5 points on a plane with rational distances

Question

Can you find 5 points on a plane whose Euclidean distances between them are all rational numbers and no 3 points out of them are co-linear?

If the answer is yes, can we find a construction for any number of points?

I thought about this for fun. It is trivial for 3 points or co-linear points. For 4 points, @peterwhy suggested a rectangle of size 3*4.

One easy construction for any number of points where almost all points are colinear except 2 points. First, consider three points (0,0), (0,1), (0,-1). For each rational triplet $(1,a,b)$ where $a^2+ 1 = b^2$, add two points to $(\pm a,0)$. There are infinitely many such triplets.

Answer 1

Mathworld says you can get six and cites Richard K. Guy, "Unsolved Problems in Number Theory", D20, p. 185

He shows a hexagon with opposite sides parallel, $85, 68, 80$ long. The diagonals that do not pass through the center are $127,131,133,158$

Answer 2

http://www.famosweb.org/arkiv/15-3.pdf (in danish, I'll try to find time to produce a translation later, but it might not until the weekend) contains a proof of the following:

For $n\geq 2$, there exists a limited, enumerably infinite set $A_n \subset \mathbb R^n$ such that any pair of points from $A_n$ has rational distance and $A_n$ spans $\mathbb R^n$.

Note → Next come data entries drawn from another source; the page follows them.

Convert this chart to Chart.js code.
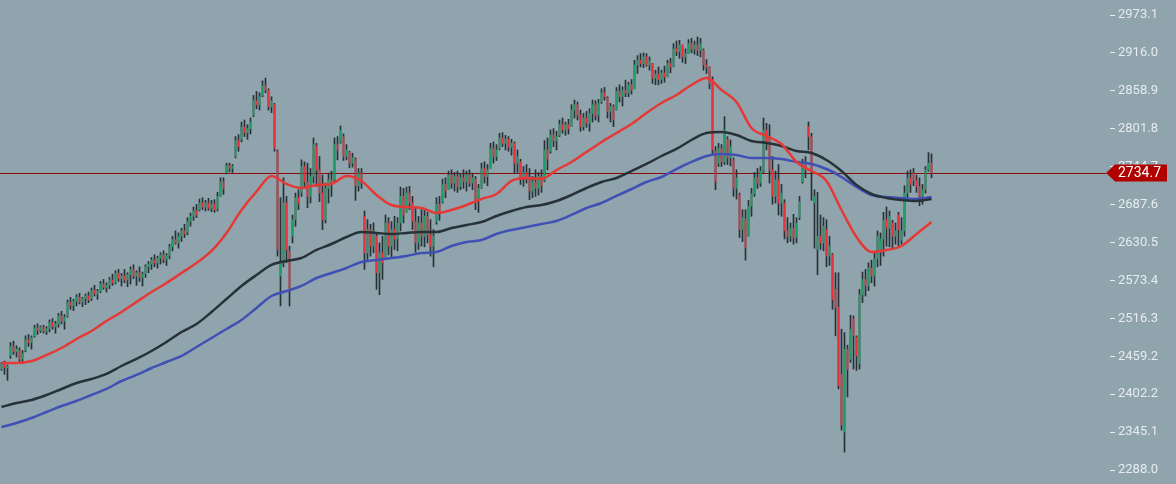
<!DOCTYPE html>
<html><head><meta charset="utf-8">
<script src="https://cdn.jsdelivr.net/npm/chart.js@4.4.1/dist/chart.umd.min.js"></script>
<style>html,body{margin:0;padding:0;background:#90a4ae;overflow:hidden}#wrap{width:1176px;height:484px}</style>
</head><body><div id="wrap"><canvas id="c" width="1176" height="484"></canvas></div>
<script>
const opens=[2440,2447,2442,2460,2474,2466,2468,2455,2468,2484,
2480,2490,2502,2498,2503,2497,2501,2510,2504,2508,
2520,2512,2520,2540,2536,2542,2548,2541,2546,2550,
2546,2558,2553,2557,2568,2563,2566,2574,2570,2584,
2576,2580,2574,2582,2590,2580,2585,2578,2583,2594,
2598,2604,2600,2607,2612,2605,2611,2624,2635,2630,
2640,2648,2646,2662,2670,2678,2680,2690,2684,2690,
2682,2688,2681,2700,2722,2736,2746,2742,2760,2784,
2786,2804,2796,2802,2822,2844,2838,2852,2866,2860,
2835,2838,2768,2580,2600,2690,2618,2640,2665,2698,
2706,2745,2722,2700,2730,2776,2740,2705,2665,2712,
2725,2725,2778,2782,2790,2760,2766,2750,2756,2716,
2735,2670,2615,2650,2625,2640,2585,2615,2605,2660,
2625,2650,2636,2660,2700,2676,2705,2690,2662,2630,
2660,2640,2670,2642,2625,2662,2688,2692,2718,2710,
2732,2720,2730,2715,2728,2722,2732,2720,2726,2695,
2712,2742,2730,2742,2772,2760,2772,2788,2780,2786,
2774,2780,2750,2752,2728,2736,2726,2708,2722,2712,
2730,2724,2770,2768,2792,2784,2792,2808,2800,2808,
2805,2830,2838,2822,2805,2818,2810,2825,2838,2822,
2842,2856,2848,2828,2835,2830,2858,2850,2860,2856,
2868,2862,2898,2905,2900,2910,2898,2900,2878,2884,
2876,2886,2880,2900,2895,2922,2918,2928,2910,2915,
2930,2922,2928,2920,2920,2898,2895,2876,2768,2750,
2772,2752,2786,2758,2755,2712,2702,2650,2666,2640,
2685,2704,2728,2720,2738,2800,2790,2740,2700,2725,
2690,2690,2648,2640,2652,2638,2668,2722,2750,2805,
2790,2690,2620,2640,2630,2650,2610,2612,2560,2533,
2432,2345,2470,2455,2516,2488,2448,2552,2575,2565,
2592,2580,2606,2620,2636,2665,2652,2660,2640,2672,
2634,2648,2705,2728,2735,2724,2715,2700,2710,2740,2750];
const highs=[2450,2452,2446,2480,2482,2475,2472,2468,2490,2492,
2490,2506,2508,2505,2506,2504,2514,2516,2512,2524,
2527,2522,2544,2548,2545,2552,2554,2548,2553,2556,
2562,2566,2560,2572,2575,2570,2578,2583,2588,2590,
2584,2590,2585,2594,2597,2588,2594,2586,2597,2602,
2608,2612,2610,2615,2618,2614,2628,2640,2648,2645,
2652,2658,2668,2675,2684,2688,2696,2698,2694,2697,
2694,2695,2706,2728,2728,2750,2750,2748,2790,2793,
2812,2815,2808,2818,2852,2858,2856,2874,2878,2862,
2850,2840,2770,2698,2728,2700,2625,2672,2705,2710,
2755,2752,2750,2742,2788,2780,2760,2732,2720,2735,
2738,2788,2790,2806,2794,2778,2768,2765,2758,2742,
2742,2678,2665,2658,2660,2645,2630,2640,2672,2668,
2662,2670,2668,2714,2712,2714,2715,2700,2682,2670,
2680,2680,2676,2665,2650,2698,2700,2726,2728,2738,
2740,2736,2738,2734,2740,2738,2740,2735,2730,2718,
2750,2752,2748,2780,2782,2778,2795,2796,2792,2790,
2786,2782,2770,2756,2745,2748,2742,2730,2740,2736,
2740,2784,2788,2800,2802,2798,2815,2818,2812,2816,
2838,2845,2842,2830,2825,2828,2832,2845,2844,2846,
2862,2864,2850,2840,2838,2864,2868,2865,2875,2872,
2876,2905,2912,2915,2916,2915,2910,2900,2890,2895,
2890,2896,2905,2908,2930,2934,2935,2928,2922,2936,
2938,2934,2940,2938,2922,2906,2895,2880,2775,2780,
2778,2820,2790,2785,2758,2740,2705,2680,2680,2694,
2712,2736,2742,2745,2818,2810,2808,2760,2738,2748,
2718,2695,2668,2660,2673,2668,2700,2756,2760,2812,
2795,2710,2706,2672,2668,2665,2640,2614,2585,2585,
2500,2495,2476,2521,2520,2490,2560,2586,2590,2600,
2604,2616,2648,2645,2676,2684,2678,2664,2660,2676,
2668,2716,2738,2740,2742,2732,2728,2718,2745,2766,2764];
const lows=[2438,2432,2423,2456,2462,2458,2450,2448,2466,2474,
2470,2488,2492,2495,2494,2492,2496,2500,2494,2503,
2508,2500,2518,2530,2528,2535,2538,2534,2537,2540,
2543,2550,2545,2555,2560,2556,2561,2566,2568,2572,
2565,2570,2564,2568,2576,2566,2572,2565,2578,2585,
2590,2594,2592,2598,2600,2596,2606,2618,2628,2622,
2632,2638,2642,2655,2664,2668,2678,2680,2678,2679,
2677,2676,2678,2700,2703,2734,2737,2736,2758,2768,
2782,2790,2786,2794,2820,2832,2830,2850,2856,2830,
2826,2768,2610,2535,2594,2600,2535,2630,2655,2680,
2700,2712,2683,2690,2720,2715,2692,2650,2660,2690,
2700,2722,2755,2780,2754,2755,2743,2744,2694,2708,
2712,2590,2605,2610,2615,2560,2552,2575,2605,2612,
2608,2620,2618,2648,2660,2676,2680,2650,2616,2620,
2625,2624,2630,2610,2594,2658,2664,2690,2698,2710,
2712,2708,2706,2710,2712,2708,2715,2710,2680,2676,
2712,2720,2716,2742,2750,2754,2770,2775,2770,2768,
2762,2735,2736,2718,2715,2720,2695,2698,2700,2702,
2706,2722,2740,2765,2775,2770,2790,2795,2792,2794,
2805,2818,2815,2798,2800,2804,2798,2812,2815,2812,
2840,2845,2818,2812,2805,2830,2842,2836,2850,2850,
2854,2862,2885,2895,2894,2896,2890,2870,2868,2868,
2870,2872,2880,2886,2895,2912,2908,2902,2900,2915,
2916,2914,2912,2910,2890,2885,2862,2763,2710,2745,
2745,2748,2748,2746,2700,2696,2638,2632,2604,2640,
2670,2700,2712,2715,2736,2770,2720,2688,2690,2672,
2670,2636,2630,2632,2628,2630,2665,2720,2728,2770,
2694,2622,2582,2620,2618,2594,2596,2530,2490,2410,
2348,2315,2398,2450,2440,2438,2440,2540,2550,2558,
2570,2565,2594,2596,2610,2625,2624,2622,2628,2626,
2628,2640,2694,2706,2716,2706,2686,2688,2705,2738,2728];
const closes=[2447,2442,2444,2474,2466,2470,2455,2463,2484,2480,
2487,2502,2498,2503,2497,2501,2510,2504,2508,2520,
2512,2518,2540,2536,2542,2548,2541,2546,2550,2544,
2558,2553,2557,2568,2563,2566,2574,2570,2584,2576,
2580,2574,2582,2590,2580,2585,2578,2583,2594,2598,
2604,2600,2607,2612,2605,2611,2624,2635,2630,2640,
2648,2644,2662,2670,2678,2672,2690,2684,2690,2682,
2688,2680,2700,2722,2712,2746,2742,2745,2784,2775,
2804,2796,2802,2812,2844,2838,2850,2866,2860,2835,
2844,2772,2620,2600,2690,2620,2560,2665,2698,2690,
2745,2722,2700,2730,2778,2740,2705,2665,2712,2725,
2718,2778,2770,2800,2760,2770,2750,2758,2716,2735,
2720,2615,2650,2625,2648,2585,2615,2600,2660,2625,
2650,2636,2660,2700,2672,2705,2690,2662,2630,2660,
2640,2670,2642,2625,2640,2688,2676,2718,2708,2732,
2720,2730,2715,2728,2722,2732,2720,2728,2695,2712,
2742,2730,2740,2772,2760,2770,2788,2780,2786,2774,
2780,2750,2760,2728,2736,2726,2708,2722,2712,2730,
2716,2770,2756,2792,2784,2790,2808,2800,2808,2802,
2830,2838,2822,2805,2818,2810,2825,2838,2822,2840,
2856,2850,2828,2835,2815,2858,2850,2860,2856,2868,
2860,2898,2905,2900,2910,2898,2904,2878,2884,2876,
2886,2880,2900,2895,2922,2918,2928,2910,2915,2930,
2922,2928,2920,2930,2898,2895,2870,2770,2722,2772,
2752,2800,2758,2775,2712,2728,2650,2668,2622,2685,
2704,2728,2720,2738,2800,2782,2740,2700,2725,2690,
2705,2648,2640,2652,2638,2660,2692,2750,2740,2790,
2740,2700,2640,2630,2655,2610,2625,2545,2533,2415,
2356,2470,2440,2500,2490,2460,2552,2575,2565,2592,
2580,2606,2640,2636,2664,2652,2670,2640,2648,2650,
2648,2705,2728,2718,2724,2715,2695,2710,2740,2750,2734.7];

const maIndex=[0,5,10,15,20,25,30,35,40,45,50,55,60,65,70,75,80,85,90,95,
100,105,110,115,120,125,130,135,140,145,150,155,160,165,170,175,180,185,190,195,
200,205,210,215,220,225,230,235,240,245,250,255,260,265,270,275,280,285,290,295,
300,305,310];
const maFast=[2449.1,2449.0,2452.1,2461.2,2471.7,2485.3,2497.3,2512.4,2525.9,2541.0,
2556.0,2569.6,2584.6,2599.7,2617.8,2644.9,2679.5,2707.4,2730.7,2718.7,
2712.6,2717.1,2718.7,2730.7,2723.2,2702.1,2687.0,2684.0,2682.5,2675.0,
2679.5,2687.0,2696.1,2703.6,2723.2,2727.7,2726.2,2739.7,2751.8,2766.8,
2781.9,2795.4,2809.0,2825.6,2840.6,2852.7,2867.7,2878.3,2860.2,2842.1,
2803.0,2790.9,2778.9,2751.8,2738.2,2723.2,2679.5,2638.8,2616.3,2619.3,
2625.3,2643.4,2661.4];
const maMid=[2382.9,2388.9,2393.4,2400.9,2410.0,2419.0,2425.0,2432.6,2444.6,2455.2,
2467.2,2480.8,2495.8,2507.8,2525.9,2545.5,2565.1,2581.6,2596.7,2602.7,
2607.2,2619.3,2628.3,2638.8,2646.4,2644.9,2643.4,2644.9,2646.4,2646.4,
2652.4,2656.9,2661.4,2670.5,2678.0,2684.0,2687.0,2693.1,2702.1,2712.6,
2721.7,2727.7,2738.2,2748.8,2760.8,2771.4,2784.9,2795.4,2796.9,2792.4,
2783.4,2780.4,2775.9,2768.3,2765.3,2754.8,2738.2,2717.1,2703.6,2697.6,
2694.6,2693.1,2696.1];
const maSlow=[2352.8,2358.8,2366.3,2375.3,2384.4,2391.9,2400.9,2410.0,2422.0,2431.1,
2441.6,2450.6,2459.7,2473.2,2486.8,2500.3,2513.9,2532.0,2550.0,2557.5,
2565.1,2577.1,2584.7,2592.2,2601.2,2604.2,2607.2,2610.2,2614.8,2616.3,
2625.3,2631.3,2634.3,2643.4,2649.4,2653.9,2658.4,2662.9,2672.0,2682.5,
2690.0,2700.6,2711.1,2721.7,2729.2,2741.2,2751.8,2760.8,2763.8,2762.3,
2757.8,2757.8,2756.3,2751.8,2748.8,2741.2,2729.2,2714.1,2702.1,2699.1,
2697.6,2696.1,2699.1];
const tickValues=[2288.0,2345.1,2402.2,2459.2,2516.3,2573.4,2630.5,2687.6,2744.7,2801.8,2858.9,2916.0,2973.1];
const lastPrice=2734.7;

const UP='#1f9d63', DOWN='#e8323a', WICK='#263035';
const TXT='#e6ecef';

const priceTag={
  id:'priceTag',
  beforeDatasetsDraw(chart){
    const {ctx,chartArea,scales:{y}}=chart;
    const py=Math.round(y.getPixelForValue(lastPrice))+0.5;
    ctx.save();
    ctx.strokeStyle='#8e0a0a';ctx.lineWidth=1;
    ctx.beginPath();ctx.moveTo(chartArea.left,py);ctx.lineTo(chartArea.right-4,py);ctx.stroke();
    ctx.restore();
  },
  afterDraw(chart){
    const {ctx,chartArea,scales:{y}}=chart;
    const py=Math.round(y.getPixelForValue(lastPrice));
    const r=chartArea.right;
    ctx.save();
    ctx.fillStyle='#b10000';
    ctx.beginPath();
    ctx.moveTo(r-4,py);
    ctx.lineTo(r+5,py-8.5);
    ctx.lineTo(r+57,py-8.5);
    ctx.lineTo(r+57,py+8.5);
    ctx.lineTo(r+5,py+8.5);
    ctx.closePath();ctx.fill();
    ctx.fillStyle='#ffffff';
    ctx.font='14px Roboto';
    ctx.textBaseline='middle';ctx.textAlign='left';
    ctx.fillText(lastPrice.toFixed(1),r+8,py+0.5);
    ctx.restore();
  }
};

new Chart(document.getElementById('c'),{
  type:'bar',
  data:{datasets:[
    {type:'line',label:'fast',data:maIndex.map((i,k)=>({x:i,y:maFast[k]})),borderColor:'#e53935',borderWidth:2.5,pointRadius:0,cubicInterpolationMode:'monotone',order:0},
    {type:'line',label:'mid',data:maIndex.map((i,k)=>({x:i,y:maMid[k]})),borderColor:'#263238',borderWidth:2.5,pointRadius:0,cubicInterpolationMode:'monotone',order:0},
    {type:'line',label:'slow',data:maIndex.map((i,k)=>({x:i,y:maSlow[k]})),borderColor:'#3f51b5',borderWidth:2.5,pointRadius:0,cubicInterpolationMode:'monotone',order:0},
    {label:'body',data:opens.map((o,i)=>({x:i,y:[o,closes[i]]})),backgroundColor:opens.map((o,i)=>closes[i]>=o?UP:DOWN),barThickness:1,grouped:false,borderWidth:0,order:1},
    {label:'wick',data:highs.map((h,i)=>({x:i,y:[lows[i],h]})),backgroundColor:WICK,barThickness:1,grouped:false,borderWidth:0,order:2}
  ]},
  options:{
    responsive:false,animation:false,devicePixelRatio:1,
    layout:{padding:0},
    plugins:{legend:{display:false},tooltip:{enabled:false},title:{display:false}},
    scales:{
      x:{type:'linear',min:-0.5,max:369.5,display:false,offset:false,grid:{offset:false}},
      y:{position:'right',min:2266.92,max:2995.69,beginAtZero:false,
        afterBuildTicks:s=>{s.ticks=tickValues.map(v=>({value:v}));},
        afterFit:s=>{s.width=66;s.paddingTop=0;s.paddingBottom=0;},
        ticks:{callback:v=>Number(v).toFixed(1),color:TXT,font:{family:'Roboto',size:13},padding:3,autoSkip:false},
        grid:{drawOnChartArea:false,drawTicks:true,tickLength:5,tickColor:TXT,tickWidth:1},
        border:{display:false}}
    }
  },
  plugins:[priceTag]
});
</script></body></html>
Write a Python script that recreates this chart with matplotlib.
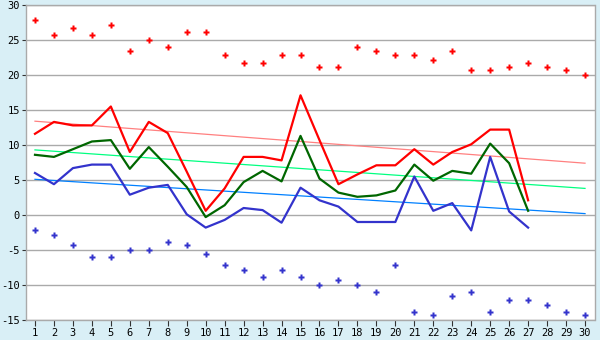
import matplotlib
matplotlib.use('Agg')
import matplotlib.pyplot as plt
import numpy as np

plt.rcParams['axes.unicode_minus'] = False

days = list(range(1, 31))

# upper markers (red) and lower markers (blue)
high_pts = [27.8, 25.7, 26.7, 25.7, 27.2, 23.4, 25.0, 24.0, 26.1, 26.1,
            22.8, 21.7, 21.7, 22.8, 22.8, 21.1, 21.1, 24.0, 23.4, 22.8,
            22.8, 22.2, 23.4, 20.7, 20.7, 21.1, 21.7, 21.1, 20.7, 20.0]
low_pts = [-2.2, -2.8, -4.3, -6.0, -6.0, -5.0, -5.0, -3.9, -4.3, -5.6,
           -7.2, -7.8, -8.9, -7.8, -8.9, -10.0, -9.3, -10.0, -11.0, -7.2,
           -13.9, -14.3, -11.6, -11.0, -13.9, -12.2, -12.2, -12.8, -13.9, -14.3]

# lines (27 days)
red_line = [11.6, 13.3, 12.8, 12.8, 15.5, 9.0, 13.3, 11.7, 6.2, 0.6,
            3.8, 8.3, 8.3, 7.8, 17.1, 10.7, 4.4, 5.8, 7.1, 7.1,
            9.4, 7.2, 9.0, 10.1, 12.2, 12.2, 2.1]
green_line = [8.6, 8.3, 9.4, 10.5, 10.7, 6.6, 9.7, 6.9, 4.0, -0.3,
              1.4, 4.7, 6.3, 4.8, 11.3, 5.2, 3.2, 2.6, 2.8, 3.5,
              7.2, 4.9, 6.3, 5.9, 10.2, 7.4, 0.6]
blue_line = [6.0, 4.4, 6.7, 7.2, 7.2, 2.9, 3.9, 4.3, 0.1, -1.8,
             -0.7, 1.0, 0.7, -1.1, 3.9, 2.1, 1.2, -1.0, -1.0, -1.0,
             5.5, 0.6, 1.7, -2.2, 8.3, 0.5, -1.8]

# trend lines, values at day 1 and day 30
trend_x = [1, 30]
red_trend = [13.4, 7.4]
green_trend = [9.3, 3.8]
blue_trend = [5.1, 0.2]

bg = '#d9eff6'
fig = plt.figure(figsize=(6, 3.4), dpi=100, facecolor=bg)
ax = fig.add_axes([25.5/600, 1-320/340, 569/600, 315/340])
ax.set_facecolor('white')

ax.plot(trend_x, red_trend, color='#ff8080', lw=0.9)
ax.plot(trend_x, green_trend, color='#00ff80', lw=0.9)
ax.plot(trend_x, blue_trend, color='#0080ff', lw=0.9)

n = len(red_line)
ax.plot(days[:n], red_line, color='#ff0000', lw=1.6)
ax.plot(days[:n], green_line, color='#006600', lw=1.6)
ax.plot(days[:n], blue_line, color='#3333cc', lw=1.6)

ax.plot(days, high_pts, ls='none', marker='P', ms=4.5, color='#ff0000', mec='none')
ax.plot(days, low_pts, ls='none', marker='P', ms=4.5, color='#3333cc', mec='none')

ax.set_xlim(0.5, 30.5)
ax.set_ylim(-15, 30)
ax.set_yticks(range(-15, 31, 5))
ax.set_xticks(days)
ax.yaxis.grid(True, color='#aaaaaa', lw=1)
ax.set_axisbelow(True)
for s in ax.spines.values():
    s.set_color('#aaaaaa')
    s.set_linewidth(1)
ax.tick_params(axis='both', colors='#333333', labelcolor='black', labelsize=7.5,
               length=4, width=0.8, pad=2)
ax.tick_params(axis='y', length=3, pad=1)
for lab in ax.get_xticklabels() + ax.get_yticklabels():
    lab.set_family('DejaVu Sans Mono')

fig.savefig('out.png', dpi=100, facecolor=bg)
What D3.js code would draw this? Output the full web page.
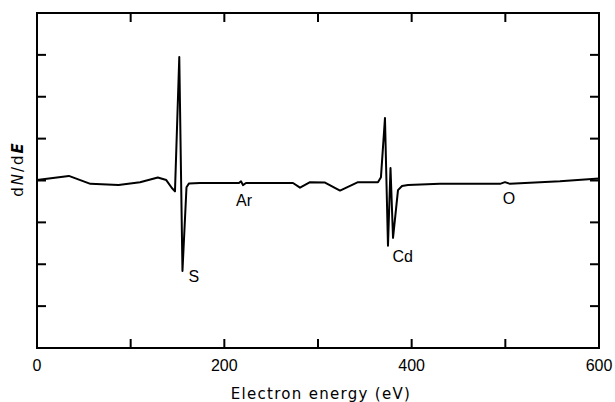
<!DOCTYPE html>
<html>
<head>
<meta charset="utf-8">
<script src="https://cdn.jsdelivr.net/npm/d3@7"></script>
<style>
	body { margin: 0; background: #fff; }
	svg text { font-family: "Liberation Sans", Arial, sans-serif; fill: #000; }
</style>
</head>
<body>
<div id="chart"></div>
<script>
// Spectrum (energy in eV, signal in tick units)
var energy = [0, 34, 57, 87, 110, 129, 138, 144, 147.3, 151.9, 155.3, 159.6, 162.3, 174,
	215.6, 217.8, 219.9, 223.1, 273.3, 280.8, 291.5, 307.5, 323.5, 342.7,
	364, 367.2, 371.5, 374.7, 377.4, 380.1, 385.4, 389.7, 396.1, 430.2,
	494.3, 499.6, 505, 558.3, 600];
var signal = [0.01, 0.11, -0.08, -0.11, -0.04, 0.07, 0.01, -0.18, -0.26, 2.95, -2.16, -0.16, -0.07, -0.06,
	-0.06, -0.02, -0.11, -0.06, -0.06, -0.17, -0.04, -0.05, -0.24, -0.04,
	-0.04, 0.08, 1.49, -1.56, 0.30, -1.37, -0.23, -0.13, -0.11, -0.08,
	-0.08, -0.04, -0.08, -0.02, 0.05];

var peakNames = ["S", "Ar", "Cd", "O"];
var peakEnergy = [167.5, 221, 390.5, 504];
var peakSignal = [-2.42, -0.61, -1.95, -0.56];

var xTicks = [0, 100, 200, 300, 400, 500, 600];
var xTickLabels = ["0", "", "200", "", "400", "", "600"];
var yTicks = [-3, -2, -1, 0, 1, 2, 3];

var chartW = 615, chartH = 402;
// frame edges (note: "top" is reserved on window, so use plot* names)
var plotL = 37, plotR = 599, plotT = 13, plotB = 348;
var tickLen = 9;

var svg = d3.select("#chart").append("svg")
	.attr("width", chartW)
	.attr("height", chartH);

var x = d3.scaleLinear().domain([0, 600]).range([plotL, plotR]);
var y = d3.scaleLinear().domain([-4, 4]).range([plotB, plotT]);

// Frame
svg.append("rect")
	.attr("x", plotL)
	.attr("y", plotT)
	.attr("width", plotR - plotL)
	.attr("height", plotB - plotT)
	.attr("fill", "none")
	.attr("stroke", "#000")
	.attr("stroke-width", 2);

// Inward ticks on all four sides
var inner = xTicks.slice(1, -1);
svg.append("g").selectAll("line").data(inner).enter().append("line")
	.attr("x1", function(d) { return x(d); })
	.attr("x2", function(d) { return x(d); })
	.attr("y1", plotB)
	.attr("y2", plotB - tickLen);
svg.append("g").selectAll("line").data(inner).enter().append("line")
	.attr("x1", function(d) { return x(d); })
	.attr("x2", function(d) { return x(d); })
	.attr("y1", plotT)
	.attr("y2", plotT + tickLen);
svg.append("g").selectAll("line").data(yTicks).enter().append("line")
	.attr("x1", plotL)
	.attr("x2", plotL + tickLen)
	.attr("y1", function(d) { return y(d); })
	.attr("y2", function(d) { return y(d); });
svg.append("g").selectAll("line").data(yTicks).enter().append("line")
	.attr("x1", plotR)
	.attr("x2", plotR - tickLen)
	.attr("y1", function(d) { return y(d); })
	.attr("y2", function(d) { return y(d); });
svg.selectAll("g line")
	.attr("stroke", "#000")
	.attr("stroke-width", 2);

// Tick labels
svg.append("g").selectAll("text").data(xTicks).enter().append("text")
	.attr("x", function(d) { return x(d); })
	.attr("y", 371)
	.attr("text-anchor", "middle")
	.style("font-size", "16px")
	.text(function(d, i) { return xTickLabels[i]; });

// Axis titles
svg.append("text")
	.attr("x", 321)
	.attr("y", 399)
	.attr("text-anchor", "middle")
	.style("font-family", "DejaVu Sans")
	.style("font-size", "15px")
	.style("letter-spacing", "1.3px")
	.text("Electron energy (eV)");

var ylab = svg.append("text")
	.attr("transform", "translate(23,169) rotate(-90)")
	.attr("text-anchor", "middle")
	.style("font-family", "DejaVu Sans")
	.style("font-size", "15px")
	.style("letter-spacing", "2px");
ylab.append("tspan").text("d");
ylab.append("tspan").style("font-style", "italic").text("N");
ylab.append("tspan").text("/d");
ylab.append("tspan").style("font-style", "italic").style("font-weight", "bold").text("E");

// Spectrum
var line = d3.line()
	.x(function(d, i) { return x(energy[i]); })
	.y(function(d) { return y(d); });

svg.append("path")
	.datum(signal)
	.attr("d", line)
	.attr("fill", "none")
	.attr("stroke", "#000")
	.attr("stroke-width", 2)
	.attr("stroke-linejoin", "round");

// Peak names
svg.append("g").selectAll("text").data(peakNames).enter().append("text")
	.attr("x", function(d, i) { return x(peakEnergy[i]); })
	.attr("y", function(d, i) { return y(peakSignal[i]); })
	.attr("text-anchor", "middle")
	.style("font-size", "16px")
	.text(function(d) { return d; });
</script>
</body>
</html>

As for "limited", the proof seems to construct the points so the all have norm $1$.

It's not exactly the same, as this doesn't say that no three points are co-linear, but as I remember it (I read in in 2002, it was in a student magazine I edited, and kind of a follow-up to an exercise I had posted in a previous issue) no three points are co-linear.

Answer 3

Based on Henrik's finding, here's a summarized translation of Ansgar Grunnet, Om punkter med rational afstand:

Consider $z=a+bi\in\mathbb Q[i]$ with $|z|=1$. Then $$\begin{align}|z^2-1|^2&=|z-1|^2|z+1|^2\\&=((a-1)^2+b^2)((a+1)^2+b^2)\\&=(2-2a)(2+2a)\\&=4(1-a^2)\\&=4b^2\end{align}$$ hence $|z^2-1|=|2b|\in\mathbb Q$. Since for all $n\in\mathbb N$, we also have $z^n\in\mathbb Q[i]$ and $|z|^n=1$, we conclde that $|z^{2n}-1|$ is rational for all $n$. If we let $a_n=z^{2n}$, this implies that the distance between $a_n$ and $a_m$ is rational for all $n,m\in\mathbb N$, $n>m$: $$ |a_n-a_m|=|z^{2m}|\cdot|z^{2(n-m)}-1|=|z^{2(n-m)}-1|\in\mathbb Q.$$

From the Pythagorean triple $(3,4,5)$ we can pick $z=\frac35+\frac45i$, for example. Remains to show that the $a_n$ are pairwise distinct, which amounts to $z^{2n}\ne1$ for all $n\in\mathbb N$. This can be seen by noticing that $(3+4i)^2=-7+24i\equiv 3+4i\pmod 5$, hence $(3+4i)^2\equiv 3+4i\pmod 5$ for all $n\ge 1$ and thus finally $\Im (5z)^n\ne 0$ for all $n\ge 1$.